## Task to complete
Give back the full listing verbatim, apart from its images.

'''

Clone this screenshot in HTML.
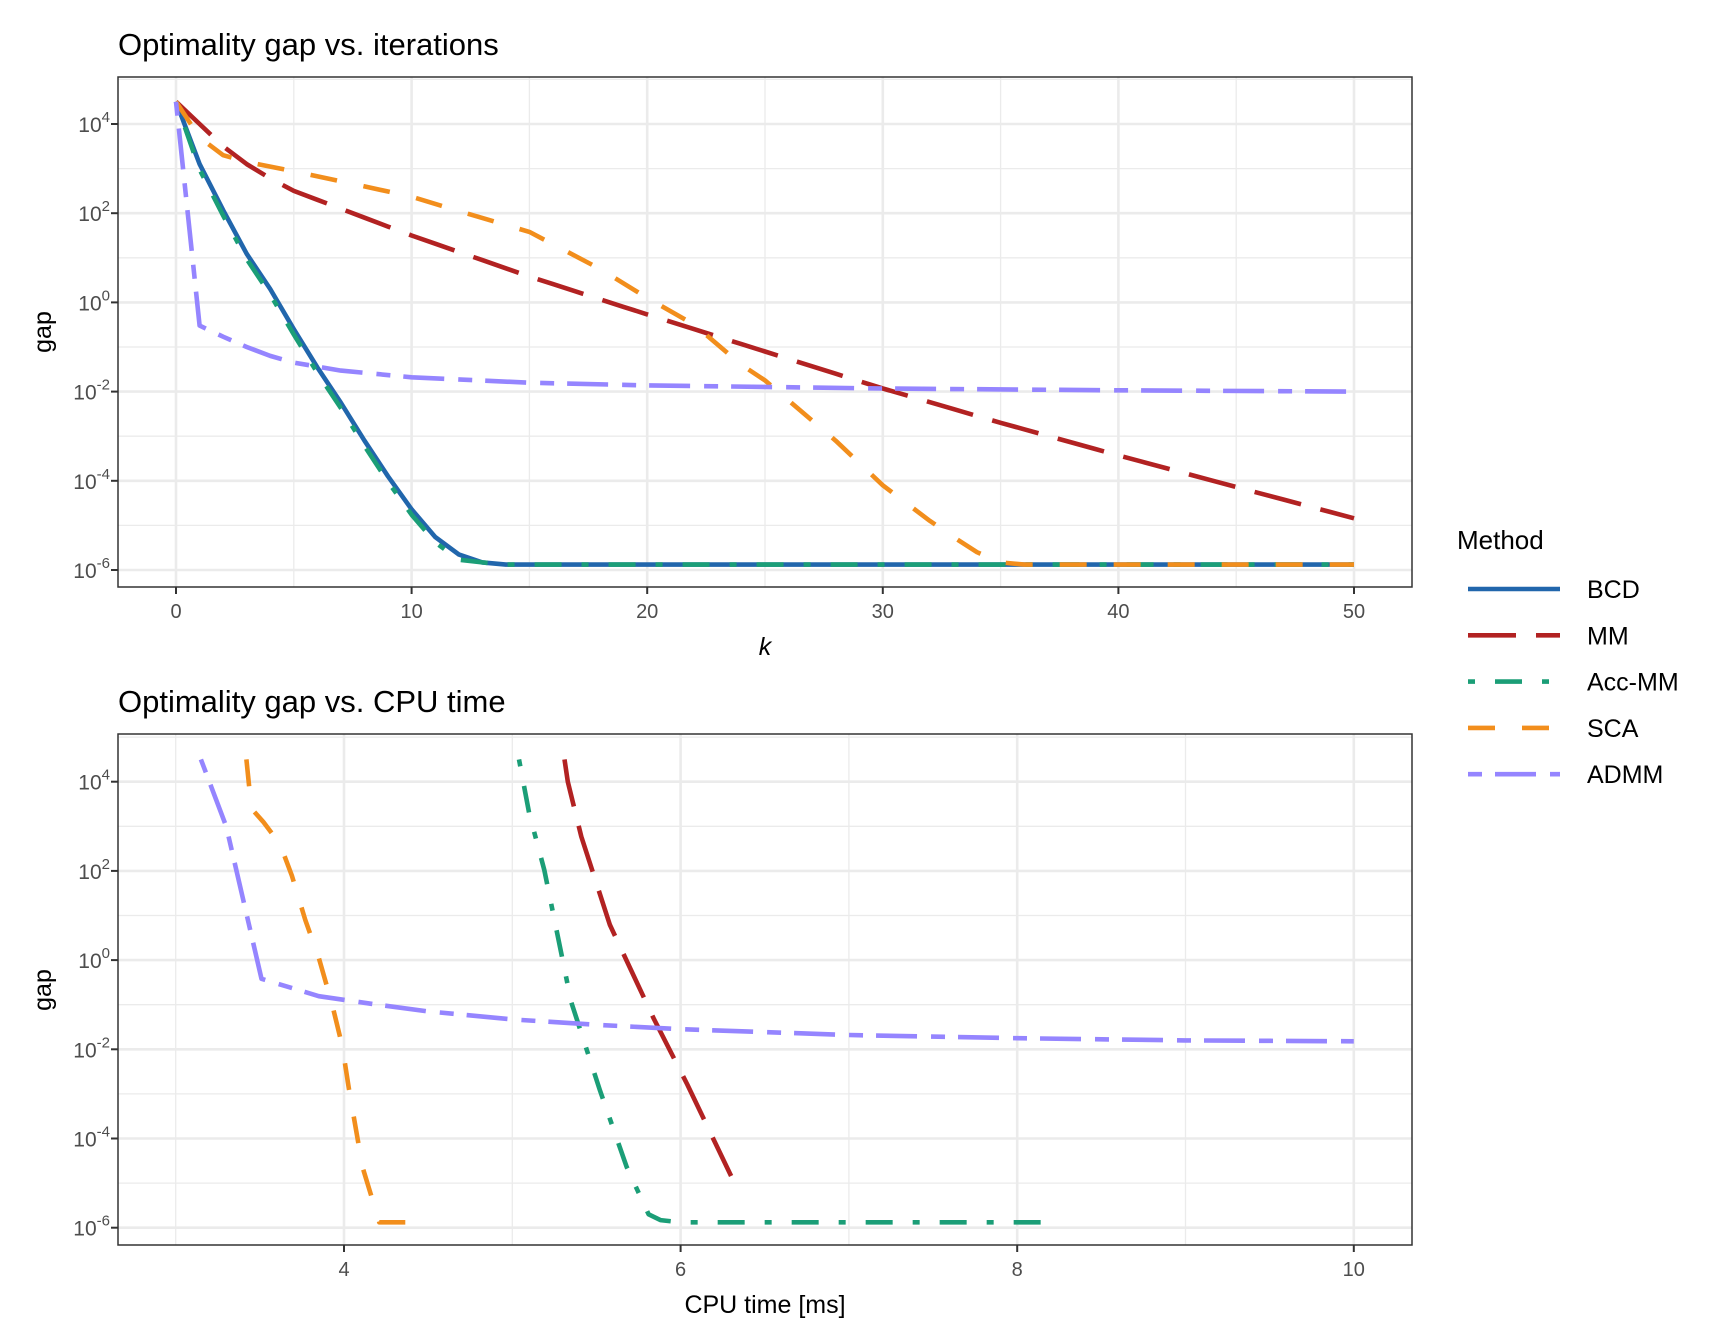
<!DOCTYPE html>
<html><head><meta charset="utf-8"><style>
html,body{margin:0;padding:0;background:#fff;}
svg{display:block;font-family:"Liberation Sans",Arial,sans-serif;}
</style></head><body>
<svg id="s" width="1728" height="1344" xmlns="http://www.w3.org/2000/svg"></svg>
<script>
const S=document.getElementById('s');let h='';
const L=118,R=1412;
function panel(top,bot,y4,xmap,xmaj,xmin,xlabels,tickBase){
  const ly=v=>y4+(4-v)*44.6;
  h+=`<rect x="${L}" y="${top}" width="${R-L}" height="${bot-top}" fill="#fff"/>`;
  for(const e of [5,3,1,-1,-3,-5]){const y=ly(e);if(y>top&&y<bot)h+=`<line x1="${L}" x2="${R}" y1="${y}" y2="${y}" stroke="#ebebeb" stroke-width="1.3"/>`;}
  for(const x of xmin)h+=`<line x1="${xmap(x)}" x2="${xmap(x)}" y1="${top}" y2="${bot}" stroke="#ebebeb" stroke-width="1.3"/>`;
  for(const e of [4,2,0,-2,-4,-6]){const y=ly(e);h+=`<line x1="${L}" x2="${R}" y1="${y}" y2="${y}" stroke="#ebebeb" stroke-width="2.6"/>`;
    h+=`<line x1="${L-7}" x2="${L}" y1="${y}" y2="${y}" stroke="#333" stroke-width="2"/>`;
    h+=`<text x="${L-8}" y="${y+8}" font-size="21" fill="#4d4d4d" text-anchor="end">10<tspan dy="-10" font-size="15">${e<0?'-'+(-e):e}</tspan></text>`;}
  for(let i=0;i<xmaj.length;i++){const x=xmap(xmaj[i]);h+=`<line x1="${x}" x2="${x}" y1="${top}" y2="${bot}" stroke="#ebebeb" stroke-width="2.6"/>`;
    h+=`<line x1="${x}" x2="${x}" y1="${bot}" y2="${bot+7}" stroke="#333" stroke-width="2"/>`;
    h+=`<text x="${x}" y="${tickBase}" font-size="20" fill="#4d4d4d" text-anchor="middle">${xlabels[i]}</text>`;}
  return ly;
}
const C={BCD:'#2166AC',MM:'#B22222',ACC:'#1B9E77',SCA:'#F28E1C',ADMM:'#9585FF'};
const D={BCD:'none',MM:'48 20',ACC:'7 20 27 20',SCA:'27 27',ADMM:'14 13 41 14'};
function line(pts,xm,ly,k,clip){
  h+=`<polyline clip-path="url(#${clip})" points="${pts.map(p=>xm(p[0]).toFixed(1)+','+ly(p[1]).toFixed(1)).join(' ')}" fill="none" stroke="${C[k]}" stroke-width="4.6" stroke-dasharray="${D[k]}" stroke-linejoin="round"/>`;
}
h+=`<defs><clipPath id="c1"><rect x="${L}" y="77" width="${R-L}" height="510"/></clipPath><clipPath id="c2"><rect x="${L}" y="734" width="${R-L}" height="511"/></clipPath></defs>`;
const xm1=v=>176+v*23.56;
const ly1=panel(77,587,124,xm1,[0,10,20,30,40,50],[5,15,25,35,45],['0','10','20','30','40','50'],618);
const flat=(a,b,v)=>{const r=[];for(let k=a;k<=b;k++)r.push([k,v]);return r;};
let bcd=[[0,4.5],[1,3.1],[2,2.07],[3,1.09],[4,0.3],[5,-0.6],[6,-1.46],[7,-2.25],[8,-3.1],[9,-3.9],[10,-4.64],[11,-5.26],[12,-5.65],[13,-5.83],...flat(14,50,-5.88)];
let acc=bcd.map((p,i)=>[p[0],i>0&&p[0]<13?p[1]-0.12:p[1]]);
const mmK=[[0,4.5],[1,4.0],[2,3.5],[3,3.1],[4,2.78],[5,2.5],[7,2.1],[10,1.5],[15,0.58],[20,-0.27],[25,-1.1],[30,-1.93],[35,-2.7],[40,-3.43],[45,-4.14],[50,-4.84]];
let mm=[];for(let k=0;k<=50;k++){for(let i=0;i<mmK.length-1;i++){const a=mmK[i],b=mmK[i+1];if(k>=a[0]&&k<=b[0]){mm.push([k,a[1]+(b[1]-a[1])*(k-a[0])/(b[0]-a[0])]);break;}}}
let sca=[[0,4.5],[1,3.7],[2,3.3],[3,3.15],[5,2.94],[8,2.6],[10,2.37],[12,2.05],[15,1.58],[18,0.75],[20,0.1],[22,-0.5],[24,-1.4],[25,-1.75],[26,-2.2],[28,-3.1],[30,-4.1],[32,-4.9],[33,-5.26],[34,-5.6],[35,-5.83],...flat(36,50,-5.88)];
let ad=[[0,4.5],[1,-0.52],[2,-0.77],[3,-1.0],[4,-1.2],[5,-1.35],[7,-1.53],[10,-1.68],[15,-1.8],[20,-1.86],[30,-1.93],[40,-1.97],[50,-2.0]];
line(bcd,xm1,ly1,'BCD','c1');line(mm,xm1,ly1,'MM','c1');line(acc,xm1,ly1,'ACC','c1');line(sca,xm1,ly1,'SCA','c1');line(ad,xm1,ly1,'ADMM','c1');
h+=`<rect x="${L}" y="77" width="${R-L}" height="510" fill="none" stroke="#333" stroke-width="1.5"/>`;
const xm2=v=>344+(v-4)*168.3;
const ly2=panel(734,1245,781.7,xm2,[4,6,8,10],[3,5,7,9],['4','6','8','10'],1276);
line([[5.31,4.5],[5.33,4.0],[5.41,2.77],[5.58,0.79],[5.84,-1.31],[6.04,-2.79],[6.3,-4.84]],xm2,ly2,'MM','c2');
line([[5.04,4.5],[5.1,3.3],[5.19,2.02],[5.35,-0.94],[5.52,-2.91],[5.68,-4.64],[5.81,-5.7],[5.88,-5.83],[6.0,-5.88],[8.16,-5.88]],xm2,ly2,'ACC','c2');
line([[3.42,4.5],[3.45,3.4],[3.52,3.1],[3.62,2.6],[3.69,1.9],[3.77,0.9],[3.85,0.05],[3.93,-1.0],[3.99,-1.93],[4.03,-2.9],[4.11,-4.64],[4.21,-5.88],[4.38,-5.88]],xm2,ly2,'SCA','c2');
line([[3.15,4.5],[3.3,3.0],[3.51,-0.42],[3.85,-0.81],[4.2,-1.0],[4.5,-1.15],[5,-1.33],[5.5,-1.45],[6,-1.55],[7,-1.68],[8,-1.75],[9,-1.8],[10,-1.82]],xm2,ly2,'ADMM','c2');
h+=`<rect x="${L}" y="734" width="${R-L}" height="511" fill="none" stroke="#333" stroke-width="1.5"/>`;
h+=`<text x="118" y="55" font-size="31" fill="#000">Optimality gap vs. iterations</text>`;
h+=`<text x="118" y="712" font-size="31" fill="#000">Optimality gap vs. CPU time</text>`;
h+=`<text x="765" y="655" font-size="25" font-style="italic" text-anchor="middle">k</text>`;
h+=`<text x="765" y="1313" font-size="25" text-anchor="middle">CPU time [ms]</text>`;
h+=`<text transform="translate(51,332) rotate(-90)" font-size="25" text-anchor="middle">gap</text>`;
h+=`<text transform="translate(51,990) rotate(-90)" font-size="25" text-anchor="middle">gap</text>`;
h+=`<text x="1457" y="549" font-size="26">Method</text>`;
const keys=[['BCD','BCD'],['MM','MM'],['ACC','Acc-MM'],['SCA','SCA'],['ADMM','ADMM']];
keys.forEach((k,i)=>{const y=589+i*46.3;
 h+=`<line x1="1468" x2="1560" y1="${y}" y2="${y}" stroke="${C[k[0]]}" stroke-width="4.6" stroke-dasharray="${D[k[0]]}"/>`;
 h+=`<text x="1587" y="${y+9}" font-size="25">${k[1]}</text>`;});
S.innerHTML=h;
</script>
</body></html>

'''

## The reply
Clone this screenshot in HTML.
<!DOCTYPE html>
<html><head><meta charset="utf-8"><style>
html,body{margin:0;padding:0;background:#fff;}
svg{display:block;font-family:"Liberation Sans",Arial,sans-serif;}
</style></head><body>
<svg id="s" width="1728" height="1344" xmlns="http://www.w3.org/2000/svg"></svg>
<script>
const S=document.getElementById('s');let h='';
const L=118,R=1412;
function panel(top,bot,y4,xmap,xmaj,xmin,xlabels,tickBase){
  const ly=v=>y4+(4-v)*44.6;
  h+=`<rect x="${L}" y="${top}" width="${R-L}" height="${bot-top}" fill="#fff"/>`;
  for(const e of [5,3,1,-1,-3,-5]){const y=ly(e);if(y>top&&y<bot)h+=`<line x1="${L}" x2="${R}" y1="${y}" y2="${y}" stroke="#ebebeb" stroke-width="1.3"/>`;}
  for(const x of xmin)h+=`<line x1="${xmap(x)}" x2="${xmap(x)}" y1="${top}" y2="${bot}" stroke="#ebebeb" stroke-width="1.3"/>`;
  for(const e of [4,2,0,-2,-4,-6]){const y=ly(e);h+=`<line x1="${L}" x2="${R}" y1="${y}" y2="${y}" stroke="#ebebeb" stroke-width="2.6"/>`;
    h+=`<line x1="${L-7}" x2="${L}" y1="${y}" y2="${y}" stroke="#333" stroke-width="2"/>`;
    h+=`<text x="${L-8}" y="${y+8}" font-size="21" fill="#4d4d4d" text-anchor="end">10<tspan dy="-10" font-size="15">${e<0?'-'+(-e):e}</tspan></text>`;}
  for(let i=0;i<xmaj.length;i++){const x=xmap(xmaj[i]);h+=`<line x1="${x}" x2="${x}" y1="${top}" y2="${bot}" stroke="#ebebeb" stroke-width="2.6"/>`;
    h+=`<line x1="${x}" x2="${x}" y1="${bot}" y2="${bot+7}" stroke="#333" stroke-width="2"/>`;
    h+=`<text x="${x}" y="${tickBase}" font-size="20" fill="#4d4d4d" text-anchor="middle">${xlabels[i]}</text>`;}
  return ly;
}
const C={BCD:'#2166AC',MM:'#B22222',ACC:'#1B9E77',SCA:'#F28E1C',ADMM:'#9585FF'};
const D={BCD:'none',MM:'48 20',ACC:'7 20 27 20',SCA:'27 27',ADMM:'14 13 41 14'};
function line(pts,xm,ly,k,clip){
  h+=`<polyline clip-path="url(#${clip})" points="${pts.map(p=>xm(p[0]).toFixed(1)+','+ly(p[1]).toFixed(1)).join(' ')}" fill="none" stroke="${C[k]}" stroke-width="4.6" stroke-dasharray="${D[k]}" stroke-linejoin="round"/>`;
}
h+=`<defs><clipPath id="c1"><rect x="${L}" y="77" width="${R-L}" height="510"/></clipPath><clipPath id="c2"><rect x="${L}" y="734" width="${R-L}" height="511"/></clipPath></defs>`;
const xm1=v=>176+v*23.56;
const ly1=panel(77,587,124,xm1,[0,10,20,30,40,50],[5,15,25,35,45],['0','10','20','30','40','50'],618);
const flat=(a,b,v)=>{const r=[];for(let k=a;k<=b;k++)r.push([k,v]);return r;};
let bcd=[[0,4.5],[1,3.1],[2,2.07],[3,1.09],[4,0.3],[5,-0.6],[6,-1.46],[7,-2.25],[8,-3.1],[9,-3.9],[10,-4.64],[11,-5.26],[12,-5.65],[13,-5.83],...flat(14,50,-5.88)];
let acc=bcd.map((p,i)=>[p[0],i>0&&p[0]<13?p[1]-0.12:p[1]]);
const mmK=[[0,4.5],[1,4.0],[2,3.5],[3,3.1],[4,2.78],[5,2.5],[7,2.1],[10,1.5],[15,0.58],[20,-0.27],[25,-1.1],[30,-1.93],[35,-2.7],[40,-3.43],[45,-4.14],[50,-4.84]];
let mm=[];for(let k=0;k<=50;k++){for(let i=0;i<mmK.length-1;i++){const a=mmK[i],b=mmK[i+1];if(k>=a[0]&&k<=b[0]){mm.push([k,a[1]+(b[1]-a[1])*(k-a[0])/(b[0]-a[0])]);break;}}}
let sca=[[0,4.5],[1,3.7],[2,3.3],[3,3.15],[5,2.94],[8,2.6],[10,2.37],[12,2.05],[15,1.58],[18,0.75],[20,0.1],[22,-0.5],[24,-1.4],[25,-1.75],[26,-2.2],[28,-3.1],[30,-4.1],[32,-4.9],[33,-5.26],[34,-5.6],[35,-5.83],...flat(36,50,-5.88)];
let ad=[[0,4.5],[1,-0.52],[2,-0.77],[3,-1.0],[4,-1.2],[5,-1.35],[7,-1.53],[10,-1.68],[15,-1.8],[20,-1.86],[30,-1.93],[40,-1.97],[50,-2.0]];
line(bcd,xm1,ly1,'BCD','c1');line(mm,xm1,ly1,'MM','c1');line(acc,xm1,ly1,'ACC','c1');line(sca,xm1,ly1,'SCA','c1');line(ad,xm1,ly1,'ADMM','c1');
h+=`<rect x="${L}" y="77" width="${R-L}" height="510" fill="none" stroke="#333" stroke-width="1.5"/>`;
const xm2=v=>344+(v-4)*168.3;
const ly2=panel(734,1245,781.7,xm2,[4,6,8,10],[3,5,7,9],['4','6','8','10'],1276);
line([[5.31,4.5],[5.33,4.0],[5.41,2.77],[5.58,0.79],[5.84,-1.31],[6.04,-2.79],[6.3,-4.84]],xm2,ly2,'MM','c2');
line([[5.04,4.5],[5.1,3.3],[5.19,2.02],[5.35,-0.94],[5.52,-2.91],[5.68,-4.64],[5.81,-5.7],[5.88,-5.83],[6.0,-5.88],[8.16,-5.88]],xm2,ly2,'ACC','c2');
line([[3.42,4.5],[3.45,3.4],[3.52,3.1],[3.62,2.6],[3.69,1.9],[3.77,0.9],[3.85,0.05],[3.93,-1.0],[3.99,-1.93],[4.03,-2.9],[4.11,-4.64],[4.21,-5.88],[4.38,-5.88]],xm2,ly2,'SCA','c2');
line([[3.15,4.5],[3.3,3.0],[3.51,-0.42],[3.85,-0.81],[4.2,-1.0],[4.5,-1.15],[5,-1.33],[5.5,-1.45],[6,-1.55],[7,-1.68],[8,-1.75],[9,-1.8],[10,-1.82]],xm2,ly2,'ADMM','c2');
h+=`<rect x="${L}" y="734" width="${R-L}" height="511" fill="none" stroke="#333" stroke-width="1.5"/>`;
h+=`<text x="118" y="55" font-size="31" fill="#000">Optimality gap vs. iterations</text>`;
h+=`<text x="118" y="712" font-size="31" fill="#000">Optimality gap vs. CPU time</text>`;
h+=`<text x="765" y="655" font-size="25" font-style="italic" text-anchor="middle">k</text>`;
h+=`<text x="765" y="1313" font-size="25" text-anchor="middle">CPU time [ms]</text>`;
h+=`<text transform="translate(51,332) rotate(-90)" font-size="25" text-anchor="middle">gap</text>`;
h+=`<text transform="translate(51,990) rotate(-90)" font-size="25" text-anchor="middle">gap</text>`;
h+=`<text x="1457" y="549" font-size="26">Method</text>`;
const keys=[['BCD','BCD'],['MM','MM'],['ACC','Acc-MM'],['SCA','SCA'],['ADMM','ADMM']];
keys.forEach((k,i)=>{const y=589+i*46.3;
 h+=`<line x1="1468" x2="1560" y1="${y}" y2="${y}" stroke="${C[k[0]]}" stroke-width="4.6" stroke-dasharray="${D[k[0]]}"/>`;
 h+=`<text x="1587" y="${y+9}" font-size="25">${k[1]}</text>`;});
S.innerHTML=h;
</script>
</body></html>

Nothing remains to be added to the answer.